How to buy attention
Instead of building an audience, brands can buy attention by acquiring smaller platforms like podcasts, newsletters, forums, or publishers.
Every market has a lifecycle consisting of growth and saturation. When the first iPhone created a new market for smartphones in 2007, competitors immediately jumped in. Google provided Android for free in 2008 with the first phone, an HTC, launching the same year. That same year, Microsoft dropped out of the race. In 2009, Samsung brought its first smartphone, the Galaxy, to market. Huawei launches its first smartphone in the same year. One year later, Google launches the Nexus. The wave is rolling.
Blackberry, which still had 20% market share in 2010, starts to crumble in 2011. The same year, Google bought the mobile unit of Motorola. Xiaomi launched its first smartphone. In 2014, Amazon launches the Fire Phone and fails. The smartphone market matured and incumbents solidified their positions.
Every market starts with growth and ends with consolidation.
We are currently in a similar situation with organic growth. Growth is harder to come by as we get less organic traffic and find more competition from Google itself in the form of SERP Features. Even paid growth sees diminishing returns. ROAS shrinks, CPCs/CPMs are rising.
Attention is critical for distribution but it’s harder to come by. The day has 24 hours, we sleep about 8 and work for 8. That leaves about 8 more hours for anything else, from eating to working out and entertainment.
We often say attention spans get shorter, but consumers still binge Netflix for a week or watch hour-long Youtube videos. Consumers get more selective with their attention, but you can only consume so many newsletters, use so many apps, watch so many videos, and do so many searches on Google.
That doesn’t leave a lot of room for brands who want to reach a lot of customers. You could say we’re in an attention consolidation phase.
How to buy attention
As you can guess, one of the fastest ways to get attention these days is to buy it. I’m not talking about ads, but about buying platforms that already get attention: websites, newsletters, forums, apps, podcasts, youtube channels.
We’ve seen plenty of examples over the last years:
Hubspot → TheHustle
JPMorgan → The Infatuation
Square → Tidal
Robinhood → MarketSnacks
Stripe → Indiehackers
Business Insider → Morning Brew
Amex → Resy
Acquisitions don’t just have to make an impact, they also need to fit the brand. Amex buying Resy makes sense because it’s used in high-class restaurants. Stripe bought Indiehackers because it’s an early gateway to startups that could use Stripe. PayPal almost bought Pinterest, which is full of inspirational content leading up to purchases.

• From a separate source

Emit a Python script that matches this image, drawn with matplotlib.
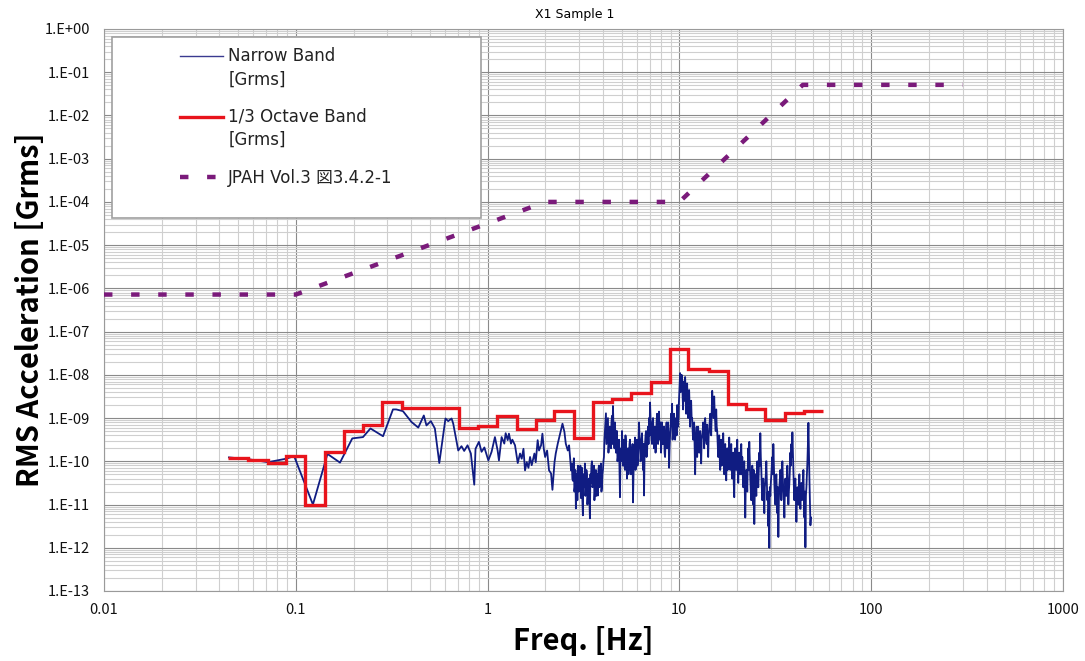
import numpy as np
import matplotlib
matplotlib.use("Agg")
import matplotlib.pyplot as plt
from matplotlib.ticker import LogLocator, FixedLocator, FixedFormatter, NullFormatter
from matplotlib.patches import Rectangle
from matplotlib.legend_handler import HandlerLine2D

plt.rcParams['font.family'] = ['Noto Sans CJK JP', 'DejaVu Sans']

# ---------------- data ----------------
title = "X1 Sample 1"
xlabel = "Freq. [Hz]"
ylabel = "RMS Acceleration [Grms]"
label_nb = "Narrow Band\n[Grms]"
label_oct = "1/3 Octave Band\n[Grms]"
label_req = "JPAH Vol.3 図3.4.2-1"

x_ticks = [0.01, 0.1, 1, 10, 100, 1000]
x_tick_labels = ["0.01", "0.1", "1", "10", "100", "1000"]
y_exponents = list(range(0, -14, -1))
y_tick_labels = ["1.E+00", "1.E-01", "1.E-02", "1.E-03", "1.E-04", "1.E-05", "1.E-06",
                 "1.E-07", "1.E-08", "1.E-09", "1.E-10", "1.E-11", "1.E-12", "1.E-13"]

# JPAH requirement curve (Grms)
req_f = [0.01, 0.1, 2.0, 10.0, 44.0, 300.0]
req_g = [7.2e-7, 7.2e-7, 1.0e-4, 1.0e-4, 5.1e-2, 5.1e-2]

# 1/3 octave band centre frequencies (Hz) and RMS values (Grms)
oct_centers = [0.05, 0.063, 0.08, 0.1, 0.125, 0.16, 0.2, 0.25, 0.315, 0.4, 0.5, 0.63,
               0.8, 1.0, 1.25, 1.6, 2.0, 2.5, 3.15, 4.0, 5.0, 6.3, 8.0, 10.0, 12.5,
               16.0, 20.0, 25.0, 31.5, 40.0, 50.0]
oct_values = [1.2e-10, 1.1e-10, 9.3e-11, 1.35e-10, 1.0e-11, 1.65e-10, 4.9e-10, 7.0e-10,
              2.3e-9, 1.75e-9, 1.7e-9, 1.75e-9, 5.8e-10, 6.5e-10, 1.1e-9, 5.5e-10,
              8.8e-10, 1.45e-9, 3.5e-10, 2.4e-9, 2.7e-9, 3.8e-9, 6.9e-9, 3.9e-8,
              1.4e-8, 1.2e-8, 2.1e-9, 1.65e-9, 8.8e-10, 1.3e-9, 1.45e-9]

# Narrow band spectrum, low-frequency part (Hz, log10 Grms)
nb_low_f = [0.0448, 0.0563, 0.0717, 0.0890, 0.098, 0.1228, 0.1463, 0.170, 0.197, 0.224,
            0.245, 0.285, 0.321, 0.334, 0.362, 0.401, 0.435, 0.465, 0.480, 0.506,
            0.531, 0.560, 0.603, 0.623, 0.649, 0.662, 0.703, 0.731, 0.755, 0.786,
            0.818, 0.852, 0.865, 0.901, 0.930, 0.962, 1.009, 1.049, 1.092, 1.128,
            1.146, 1.183, 1.222, 1.242, 1.273, 1.292, 1.324, 1.346, 1.390, 1.436,
            1.476, 1.506, 1.538, 1.567, 1.600, 1.633, 1.665, 1.698, 1.754, 1.782,
            1.824, 1.854, 1.900, 1.931, 1.963, 1.995, 2.043, 2.091, 2.142, 2.178,
            2.233, 2.266, 2.322, 2.387, 2.457, 2.515, 2.556, 2.618, 2.660, 2.725]
nb_low_logg = [-9.91, -9.95, -10.02, -9.94, -9.88, -11.0, -9.83, -10.03, -9.47, -9.44,
               -9.24, -9.42, -8.80, -8.80, -8.84, -9.09, -9.22, -8.94, -9.17, -9.07,
               -9.24, -10.04, -9.01, -9.07, -9.01, -9.13, -9.75, -9.65, -9.76, -9.63,
               -9.82, -10.54, -9.71, -9.55, -9.78, -9.68, -9.98, -9.78, -9.44, -9.75,
               -9.98, -9.44, -9.59, -9.35, -9.51, -9.36, -9.59, -9.50, -9.63, -10.04,
               -9.82, -9.94, -9.71, -10.21, -10.02, -10.15, -9.90, -10.09, -9.82, -10.02,
               -9.51, -9.75, -9.63, -9.36, -9.71, -9.90, -9.75, -10.21, -10.28, -10.66,
               -10.02, -9.82, -9.59, -9.36, -9.13, -9.32, -9.59, -9.75, -9.63, -10.21]

# Narrow band spectrum, dense part 2.75 .. 48.5 Hz (log10 Grms, log-spaced samples);
# samples alternate between list A and list B
nb_dense_fmin = 2.75
nb_dense_fmax = 48.5
nb_dense_logg_a = [
    -10.05, -10.45, -9.93, -10.6, -11.09, -10.3, -10.1, -10.7, -10.4, -10.85,
    -10.15, -11.25, -10.5, -10.05, -10.6, -10.3, -10.8, -10.4, -11.32, -10.5,
    -10.0, -10.55, -10.1, -10.7, -10.2, -10.5, -10.79, -10.1, -10.45, -10.05,
    -10.6, -10.2,
    -9.9, -9.3, -8.89, -9.4, -9.0, -9.6, -9.2, -9.7, -8.95, -8.72,
    -9.4, -9.1, -9.8, -9.3, -9.9, -9.5, -10.83, -9.7, -9.3, -10.1,
    -9.5, -10.2, -9.6, -10.4, -9.7, -10.0, -9.5, -10.3, -9.8, -10.95,
    -9.9, -9.45, -10.1, -9.5, -9.9, -9.1, -9.6, -9.9, -9.35, -10.2,
    -10.79, -9.6, -9.3, -9.8, -9.2,
    -9.0, -8.64, -9.2, -9.6, -9.0, -9.7, -9.2, -9.5, -8.9, -9.6,
    -8.85, -9.4, -9.8, -9.1, -9.6, -9.2, -9.9, -9.3, -9.7, -9.1,
    -10.15, -9.4, -8.9, -8.67, -9.3, -8.9, -9.5, -9.0, -8.7, -9.2,
    -8.5, -7.96, -8.3, -8.1, -8.8, -8.15, -8.05, -8.9, -8.2, -9.0,
    -8.35, -9.2, -8.6,
    -9.0, -9.5, -9.1, -10.3, -9.4, -9.9, -9.2, -9.8, -9.3, -10.05,
    -9.4, -9.1, -9.7, -9.0, -9.5, -9.15, -9.9, -9.3, -8.9, -9.4,
    -8.37, -8.7, -8.5, -9.1, -8.8,
    -9.3, -9.9, -9.4, -10.2, -9.5, -10.0, -9.35, -10.3, -9.6, -10.44,
    -9.7, -10.1, -9.45, -10.2, -9.6, -10.4, -9.8, -10.83, -9.7, -10.2,
    -9.5, -10.5, -9.8, -10.3, -9.6,
    -9.9, -10.6, -10.0, -11.3, -10.2, -10.7, -9.7, -9.55, -10.4, -10.9,
    -10.1, -11.0, -11.45, -10.3, -10.8, -10.0, -10.6, -9.8, -9.35, -10.2,
    -10.9, -10.4, -11.2, -10.5, -10.0, -10.9, -11.5, -12.0, -10.8, -10.3,
    -9.9, -9.6, -10.5, -11.0, -10.3, -11.2, -11.75, -10.6, -10.2, -10.9,
    -10.0, -10.7, -11.3, -10.4, -10.8, -10.1, -11.0, -10.5, -9.8, -9.6,
    -9.33, -10.2, -10.9, -10.4, -11.4, -10.6, -11.0, -10.3, -11.1, -10.5,
    -10.8, -10.2, -11.3, -11.99, -10.6, -10.0, -9.11, -10.4, -11.48,
]
nb_dense_logg_b = [
    -10.4, -10.1, -10.7, -10.2, -10.5, -10.9, -10.3, -10.5, -10.1, -10.6,
    -10.9, -10.3, -10.6, -10.8, -10.2, -11.0, -10.5, -10.9, -10.3, -10.1,
    -10.6, -10.3, -10.9, -10.4, -10.8, -10.3, -10.2, -10.6, -10.3, -10.7,
    -10.3, -10.0,
    -9.5, -9.1, -9.6, -9.2, -9.8, -9.3, -9.5, -9.1, -9.6, -9.2,
    -9.7, -9.5, -9.3, -10.0, -9.6, -10.2, -9.8, -10.0, -9.6, -9.8,
    -10.1, -9.4, -9.9, -9.8, -10.3, -9.6, -10.1, -9.8, -9.6, -10.3,
    -9.7, -10.2, -9.8, -10.1, -9.6, -9.4, -10.0, -9.5, -9.8, -9.6,
    -9.9, -9.4, -9.9, -9.5, -9.6,
    -9.4, -9.0, -9.5, -9.1, -9.4, -9.3, -9.8, -9.1, -9.4, -9.2,
    -9.5, -9.1, -9.4, -9.6, -9.3, -9.8, -9.5, -9.1, -9.6, -9.4,
    -9.7, -9.2, -9.1, -9.5, -9.0, -9.3, -9.2, -9.4, -9.1, -8.8,
    -8.2, -8.4, -8.0, -8.5, -8.3, -8.6, -8.4, -8.5, -8.7, -8.4,
    -8.8, -8.7, -9.0,
    -9.3, -9.2, -9.7, -9.6, -9.2, -9.5, -9.6, -9.4, -9.7, -9.5,
    -9.3, -9.4, -9.2, -9.3, -9.6, -9.5, -9.4, -9.1, -9.2, -8.9,
    -8.6, -9.0, -8.9, -9.3, -9.2,
    -9.6, -9.7, -9.9, -9.8, -10.1, -9.7, -9.9, -9.8, -10.1, -9.9,
    -10.2, -9.8, -10.0, -9.9, -10.1, -10.2, -10.5, -10.0, -10.1, -9.9,
    -10.2, -10.0, -10.1, -9.9, -10.3,
    -10.3, -10.2, -10.6, -10.5, -10.4, -10.1, -10.2, -10.0, -10.7, -10.4,
    -10.6, -10.2, -10.7, -10.5, -10.3, -10.4, -10.2, -10.1, -9.9, -10.6,
    -10.5, -10.8, -10.6, -10.3, -10.5, -10.7, -11.1, -10.6, -10.5, -10.1,
    -10.3, -10.1, -10.8, -10.5, -10.7, -10.6, -10.9, -10.4, -10.6, -10.3,
    -10.4, -10.9, -10.7, -10.6, -10.4, -10.6, -10.7, -10.2, -10.1, -9.9,
    -9.8, -10.6, -10.5, -10.8, -10.9, -10.7, -10.5, -10.8, -10.6, -10.9,
    -10.5, -10.9, -10.7, -10.8, -10.3, -9.6, -9.8, -10.9, -11.3,
]


class RaisedLine(HandlerLine2D):
    """Legend line handler that places the handle next to the first text line."""
    def __init__(self, raise_pt=0.0, **kw):
        super().__init__(**kw)
        self.raise_pt = raise_pt

    def create_artists(self, legend, orig_handle, xdescent, ydescent, width, height,
                       fontsize, trans):
        return super().create_artists(legend, orig_handle, xdescent,
                                      ydescent - 2 * self.raise_pt, width, height,
                                      fontsize, trans)


# ---------------- figure ----------------
W, H = 1085, 661
fig = plt.figure(figsize=(W / 100, H / 100), dpi=100)
ax = fig.add_axes([104 / W, (H - 591) / H, 959 / W, 562 / H])
ax.set_xscale('log')
ax.set_yscale('log')
ax.set_xlim(0.01, 1000)
ax.set_ylim(1e-13, 1)

dense = np.column_stack([np.array(nb_dense_logg_a), np.array(nb_dense_logg_b)]).ravel()
nb_f = np.concatenate([np.array(nb_low_f),
                       np.geomspace(nb_dense_fmin, nb_dense_fmax, len(dense))])
nb_g = 10.0 ** np.concatenate([np.array(nb_low_logg), dense])

centers = np.array(oct_centers)
edges = np.append(centers * 10 ** -0.05, centers[-1] * 10 ** 0.05)

ax.plot(nb_f, nb_g, color='#101c82', lw=1.3, zorder=3)
ax.stairs(oct_values, edges, color='#e8141c', lw=2.4, zorder=4, baseline=None)
l_oct, = ax.plot([], [], color='#e8141c', lw=2.4, label=label_oct)
l_nb_leg, = ax.plot([], [], color='#3a3a90', lw=1.0, label=label_nb)
l_req, = ax.plot(req_f, req_g, color='#7a1a7a', lw=3.2, linestyle=(0, (1.9, 4.2)),
                 dash_capstyle='butt', zorder=5, label=label_req)

# ticks / grid
ax.xaxis.set_major_locator(FixedLocator(x_ticks))
ax.xaxis.set_major_formatter(FixedFormatter(x_tick_labels))
ax.xaxis.set_minor_locator(LogLocator(base=10, subs=np.arange(2, 10), numticks=100))
ax.xaxis.set_minor_formatter(NullFormatter())
ax.yaxis.set_major_locator(FixedLocator([10.0 ** e for e in y_exponents]))
ax.yaxis.set_major_formatter(FixedFormatter(y_tick_labels))
ax.yaxis.set_minor_locator(LogLocator(base=10, subs=np.arange(2, 10), numticks=100))
ax.yaxis.set_minor_formatter(NullFormatter())
ax.tick_params(which='both', length=0)
ax.tick_params(axis='y', pad=10, labelsize=10.5, labelcolor='#111111')
ax.tick_params(axis='x', pad=9, labelsize=10.5, labelcolor='#111111')
ax.grid(which='major', color='#8a8a8a', lw=0.8, zorder=0)
ax.grid(which='minor', color='#cfcfcf', lw=0.8, zorder=0)
ax.set_axisbelow(True)
for sp in ax.spines.values():
    sp.set_color('#9a9a9a')
    sp.set_linewidth(0.8)

ax.set_title(title, fontsize=9, pad=8, x=(575 - 104) / 959, family=['DejaVu Sans'])
ax.set_xlabel(xlabel, fontsize=21, fontweight='bold')
ax.set_ylabel(ylabel, fontsize=21, fontweight='bold')
ax.xaxis.set_label_coords(0.5, -0.062)
ax.yaxis.set_label_coords(-0.062, 0.5)

# legend box
box = Rectangle(((112 - 104) / 959, 1 - 189 / 562), (481 - 112) / 959, (218 - 37) / 562,
                transform=ax.transAxes, facecolor='white', edgecolor='#a0a0a0', lw=1.2,
                zorder=6)
ax.add_patch(box)
leg = ax.legend(handles=[l_nb_leg, l_oct, l_req], loc='upper left',
                bbox_to_anchor=((180 - 104) / 959, 1 - 18 / 562), frameon=False,
                prop={'family': ['DejaVu Sans', 'Noto Sans CJK JP'], 'size': 12},
                handlelength=2.55, handletextpad=0.35, labelspacing=1.17,
                borderpad=0, borderaxespad=0,
                handler_map={l_nb_leg: RaisedLine(raise_pt=9.4),
                             l_oct: RaisedLine(raise_pt=9.4)})
leg.set_zorder(7)
for t in leg.get_texts():
    t.set_linespacing(1.38)
    t.set_color('#222222')

fig.savefig('out.png', dpi=100, facecolor='white')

Square bought a whole range of companies, from music streaming service TIDAL to Weebly, or Afterpay. Altogether, Square got over 132,000,000 visits (think: eyeballs) to its ecosystem of apps and services. Mighty leverage.
You could even argue that influencers are an attention platform. Spotify bought Joe Rogan and a whole roster of other podcasters. Hubspot owns a full podcast network.
Buying attention = building an audience
Microsoft made three big acquisitions since Satya Nadella became CEO in 2014: Minecraft, Linkedin, and Github. The commonality? They’re all communities!
As I wrote in an article about online communities in 2017, being less dependent on organic search and paid ads is a good thing. Online communities can become their own little channels of acquisition and retention. But they can also nourish an audience, even when it’s not ready to convert yet.
Similar to how it pays off to buy sites for link building, companies can buy attention by acquiring communities and publishers. It’s easy to follow when public companies to it, but happens deeper in the shadows for smaller players like startups. I argue that’s an underleveraged channel, especially for well-funded startups. Instead of building an audience, why not buy one?